[REBOL] Re: Compression
From: joel:neely:fedex at: 27-Jun-2001 2:04
Hi, Louis,
Dr. Louis A. Turk
wrote:
> It might be the second possibility. If I type the following
> at the command prompt it works:
>
> write/binary %data.r decompress read/binary %/a/data.r
>
> If compress/decompress is used for every write, then
> performance will be affected. I just want to compress the
> data so that more will fit on a floppy disk for backup
> purposes. I don't want the database compressed during
> ordinary usage. How do I get around this problem?
>
I can do all of
>> write/binary %compd.rz compress read %compd.r
>> do decompress read/binary %compd.rz
>> timeall/run 10 10 ;a function defined in compd.r
;... normal output occurs
>> write/binary %foo.r decompress read/binary %compd.rz
without incident, after which diff shows compd.r and foo.r
to be identical.
Given a data file, as below
$ cat whatever.data
1234 "Ferd Burfel" 127.0.0.1 #901-555-1212
2345 "Joe Doaks" 127.255.255.255 #615.555.1212
3456 "Patrick Henry" 255.255.255.0 #206.555.1212
$
I can do all of the following without problems
>> write/binary %whatever.rz compress read %whatever.data
>> foo: load decompress read/binary %whatever.rz
== [1234 "Ferd Burfel" 127.0.0.1 #901-555-1212
2345 "Joe Doaks" 127.255.255.255 #615.555.1212
3456 "Patrick Henry" 255.25...
>> print foo
1234 Ferd Burfel 127.0.0.1 901-555-1212 2345 Joe Doaks
127.255.255.255 615.555.1212 3456 Patrick Henry 255.255.255.0
206.555.1212
Therefore, your core strategy could be
1) decompress the data after reading from file
2) modify the memory data as needed
3) compress the data and write back to file
Of course, this provides lots of failure modes:
a) an error could occur during (2)
b) the system could hang/crash during (2)
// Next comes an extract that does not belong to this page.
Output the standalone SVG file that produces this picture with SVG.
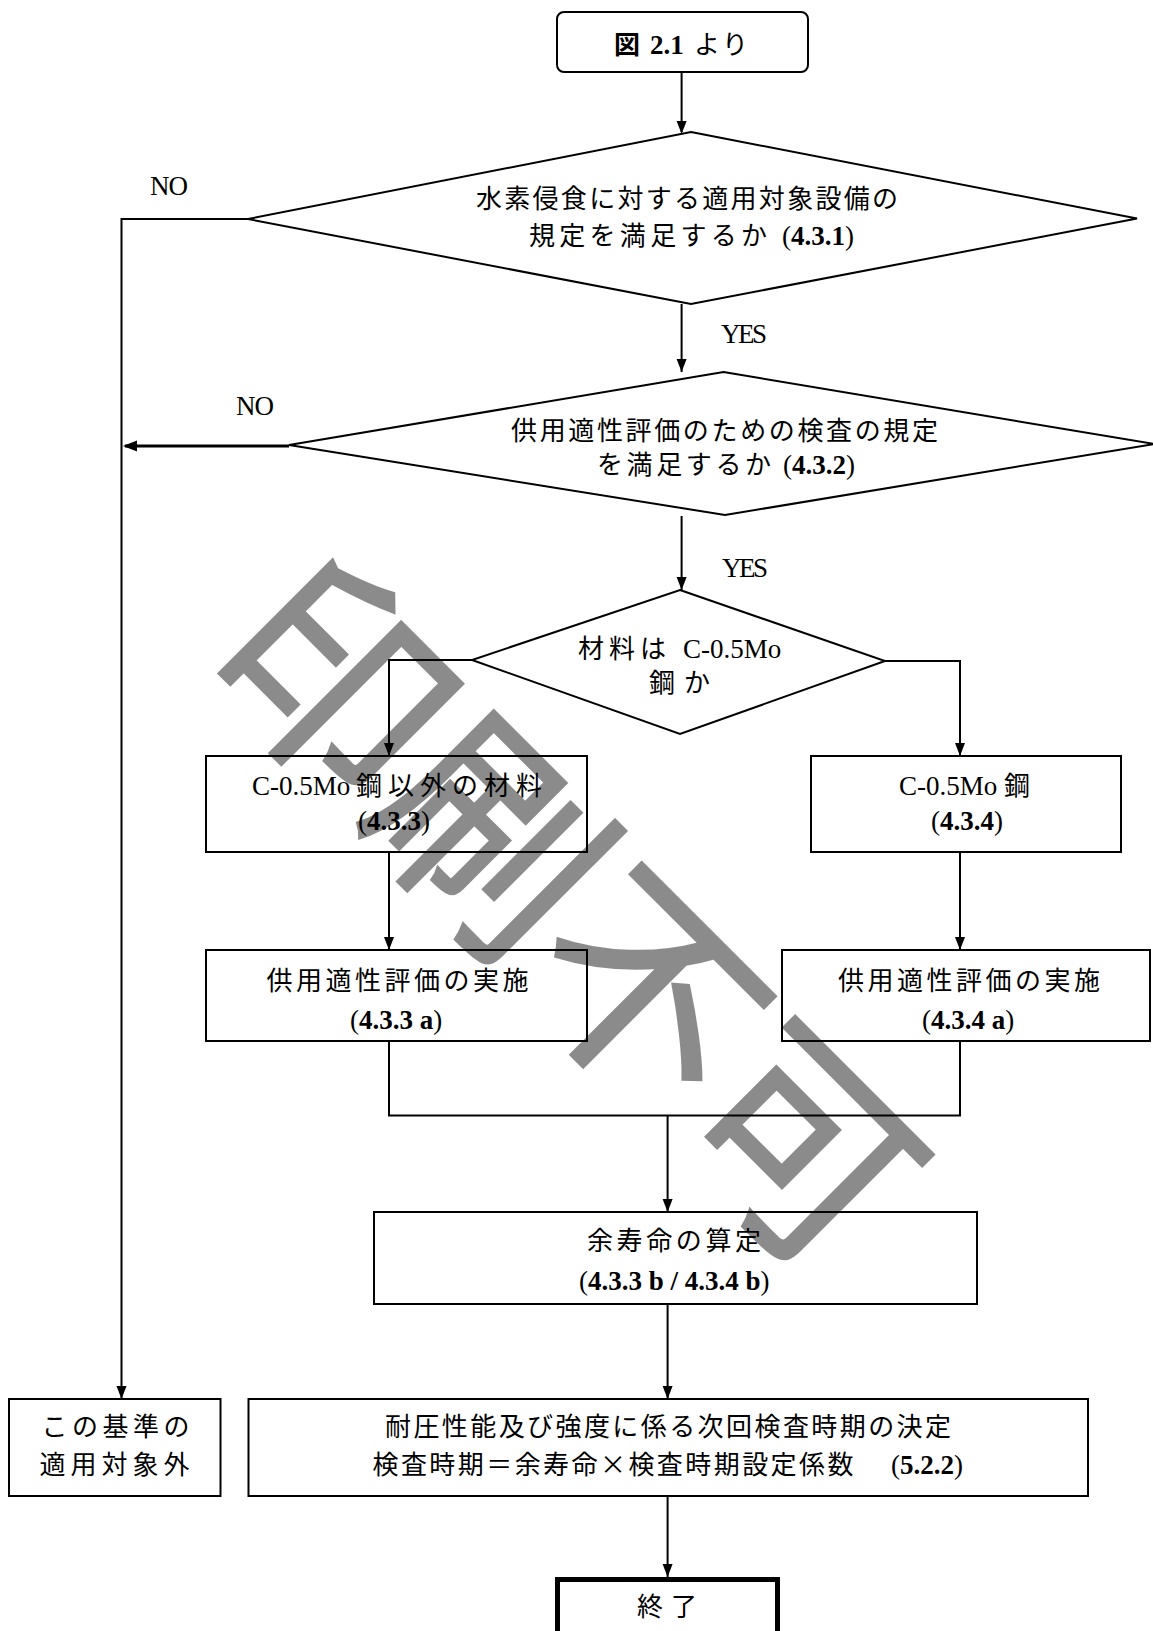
<svg xmlns="http://www.w3.org/2000/svg" width="1153" height="1631" viewBox="0 0 1153 1631">
<style>
.s{fill:none;stroke:#000;stroke-width:2}
.c{fill:none;stroke:#000;stroke-width:2}
.j{font-family:"Noto Sans CJK JP",sans-serif;font-size:26px;fill:#000}
.r{font-family:"Liberation Serif",serif;font-size:27px;fill:#000}
.b{font-weight:bold}
.l{font-family:"Liberation Serif",serif;font-size:27px;fill:#000}
</style>
<g id="connectors">
<line class="c" x1="681.6" y1="72" x2="681.6" y2="132"/>
<polyline class="c" points="248,219 121.5,219 121.5,1399"/>
<line class="c" x1="681.6" y1="304" x2="681.6" y2="372"/>
<line x1="289" y1="446" x2="125" y2="446" stroke="#000" stroke-width="3"/>
<line class="c" x1="681.6" y1="516" x2="681.6" y2="590"/>
<polyline class="c" points="472,660 389,660 389,756"/>
<polyline class="c" points="885,661 960,661 960,756"/>
<line class="c" x1="389" y1="852" x2="389" y2="950"/>
<line class="c" x1="960" y1="852" x2="960" y2="950"/>
<polyline class="c" points="389,1041 389,1115.5 960,1115.5 960,1041"/>
<line class="c" x1="667.6" y1="1115.5" x2="667.6" y2="1212"/>
<line class="c" x1="667.6" y1="1304" x2="667.6" y2="1399"/>
<line class="c" x1="667.6" y1="1496" x2="667.6" y2="1577"/>
<g id="arrowheads" fill="#000">
<path d="M676.6,121 L681.6,134 L686.6,121 Z"/>
<path d="M116.5,1386 L121.5,1399 L126.5,1386 Z"/>
<path d="M676.6,359 L681.6,372 L686.6,359 Z"/>
<path d="M137,440.5 L123,446 L137,451.5 Z"/>
<path d="M676.6,577 L681.6,590 L686.6,577 Z"/>
<path d="M384,743 L389,756 L394,743 Z"/>
<path d="M955,743 L960,756 L965,743 Z"/>
<path d="M384,937 L389,950 L394,937 Z"/>
<path d="M955,937 L960,950 L965,937 Z"/>
<path d="M662.6,1199 L667.6,1212 L672.6,1199 Z"/>
<path d="M662.6,1386 L667.6,1399 L672.6,1386 Z"/>
<path d="M662.6,1564 L667.6,1577 L672.6,1564 Z"/>
</g>
</g>
<g id="labels">
<text class="l" x="150" y="195" letter-spacing="-1">NO</text>
<text class="l" x="236" y="415" letter-spacing="-1">NO</text>
<text class="l" x="721" y="343" letter-spacing="-2.5">YES</text>
<text class="l" x="722" y="577" letter-spacing="-2.5">YES</text>
</g>
<g id="start">
<rect class="s" x="557" y="12" width="251" height="60" rx="7"/>
<text class="j b" x="614" y="54">図</text>
<text class="r b" x="650" y="54">2.1</text>
<text class="j" x="694" y="54" textLength="54" lengthAdjust="spacing">より</text>
</g>
<g id="d1">
<polygon class="s" points="691,132 1137,218.5 691,304 248,219"/>
<text class="j" x="476" y="208" textLength="422" lengthAdjust="spacing">水素侵食に対する適用対象設備の</text>
<text class="j" x="529" y="245" textLength="238" lengthAdjust="spacing">規定を満足するか</text>
<text class="r" x="782" y="245">(<tspan class="b">4.3.1</tspan>)</text>
</g>
<g id="d2">
<polygon class="s" points="723.5,372 1154,444 725,515 289,445"/>
<text class="j" x="511" y="440" textLength="427" lengthAdjust="spacing">供用適性評価のための検査の規定</text>
<text class="j" x="597" y="474" textLength="174" lengthAdjust="spacing">を満足するか</text>
<text class="r" x="783" y="474">(<tspan class="b">4.3.2</tspan>)</text>
</g>
<g id="d3">
<polygon class="s" points="680,590 885,661 680,734 472,660"/>
<text class="j" x="578" y="658" textLength="88" lengthAdjust="spacing">材料は</text>
<text class="r" x="683" y="658">C-0.5Mo</text>
<text class="j" x="649" y="692" textLength="61" lengthAdjust="spacing">鋼か</text>
</g>
<g id="b1">
<rect class="s" x="206" y="756" width="381" height="96"/>
<text class="r" x="252" y="795">C-0.5Mo</text>
<text class="j" x="356" y="795" textLength="186" lengthAdjust="spacing">鋼以外の材料</text>
<text class="r" x="358" y="830">(<tspan class="b">4.3.3</tspan>)</text>
</g>
<g id="b2">
<rect class="s" x="811" y="756" width="310" height="96"/>
<text class="r" x="899" y="795">C-0.5Mo</text>
<text class="j" x="1004" y="795">鋼</text>
<text class="r" x="931" y="830">(<tspan class="b">4.3.4</tspan>)</text>
</g>
<g id="b3">
<rect class="s" x="206" y="950" width="381" height="91"/>
<text class="j" x="266.5" y="990" textLength="262" lengthAdjust="spacing">供用適性評価の実施</text>
<text class="r" x="350" y="1029">(<tspan class="b">4.3.3 a</tspan>)</text>
</g>
<g id="b4">
<rect class="s" x="782" y="950" width="368" height="91"/>
<text class="j" x="838" y="990" textLength="262" lengthAdjust="spacing">供用適性評価の実施</text>
<text class="r" x="922" y="1029">(<tspan class="b">4.3.4 a</tspan>)</text>
</g>
<g id="b5">
<rect class="s" x="374" y="1212" width="603" height="92"/>
<text class="j" x="587" y="1250" textLength="174" lengthAdjust="spacing">余寿命の算定</text>
<text class="r" x="579" y="1290">(<tspan class="b">4.3.3 b / 4.3.4 b</tspan>)</text>
</g>
<g id="b6">
<rect class="s" x="248.5" y="1399" width="839.5" height="97"/>
<text class="j" x="385" y="1436" textLength="566" lengthAdjust="spacing">耐圧性能及び強度に係る次回検査時期の決定</text>
<text class="j" x="372.5" y="1474" textLength="481" lengthAdjust="spacing">検査時期＝余寿命×検査時期設定係数</text>
<text class="r" x="891" y="1474">(<tspan class="b">5.2.2</tspan>)</text>
</g>
<g id="out">
<rect class="s" x="9" y="1399" width="211.5" height="97"/>
<text class="j" x="41.5" y="1436" textLength="148" lengthAdjust="spacing">この基準の</text>
<text class="j" x="39.5" y="1474" textLength="150" lengthAdjust="spacing">適用対象外</text>
</g>
<g id="end">
<rect x="557.5" y="1579.5" width="220" height="60" fill="none" stroke="#000" stroke-width="5"/>
<text class="j" x="637" y="1616" textLength="60" lengthAdjust="spacing">終了</text>
</g>
<g id="watermark" opacity="0.45">
<text x="0" y="0" transform="translate(200,660) rotate(45)" font-family="Noto Sans CJK JP" font-size="220" fill="#000" stroke="#000" stroke-width="2.5">印刷不可</text>
</g>
</svg>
c) a problem during (3) could smash the data beyond repair
...etc...
Problems (a) and (b) could occur even if you were using an
uncompressed file. The consequence is loss of modifications
since last write.
Problem (c) could also occur, but you'd have more of a chance
of recovering some data by hand if the file were uncompressed.
The worst-case consequence is loss of all data.
Standard safety techniques include
i) backing up between sessions
ii) saving the data (whether compressed or not) between
modifications within a session
iii) writing a "journal file" entry for each modification,
within a session, combined with doing (I)
Option (i) is coarse-grained safety, with lowest cost. Option
(ii) is most costly in time, and even more so if compressing
with each save-to-file operation. Option (iii) is often a
reasonable compromise, but does require that you have a
recovery script that is able to take a stable image file and
replay
the journal entries (add/change/delete) to bring back
to the last checkpointed status.
YMMV, but I'd say that reinventing all of the functionality
and security of a real database engine from scratch is a
very non-trivial task. Good luck!
-jn-
------------------------------------------------------------
Programming languages: compact, powerful, simple ...
Pick any two!
joel'dot'neely'at'fedex'dot'com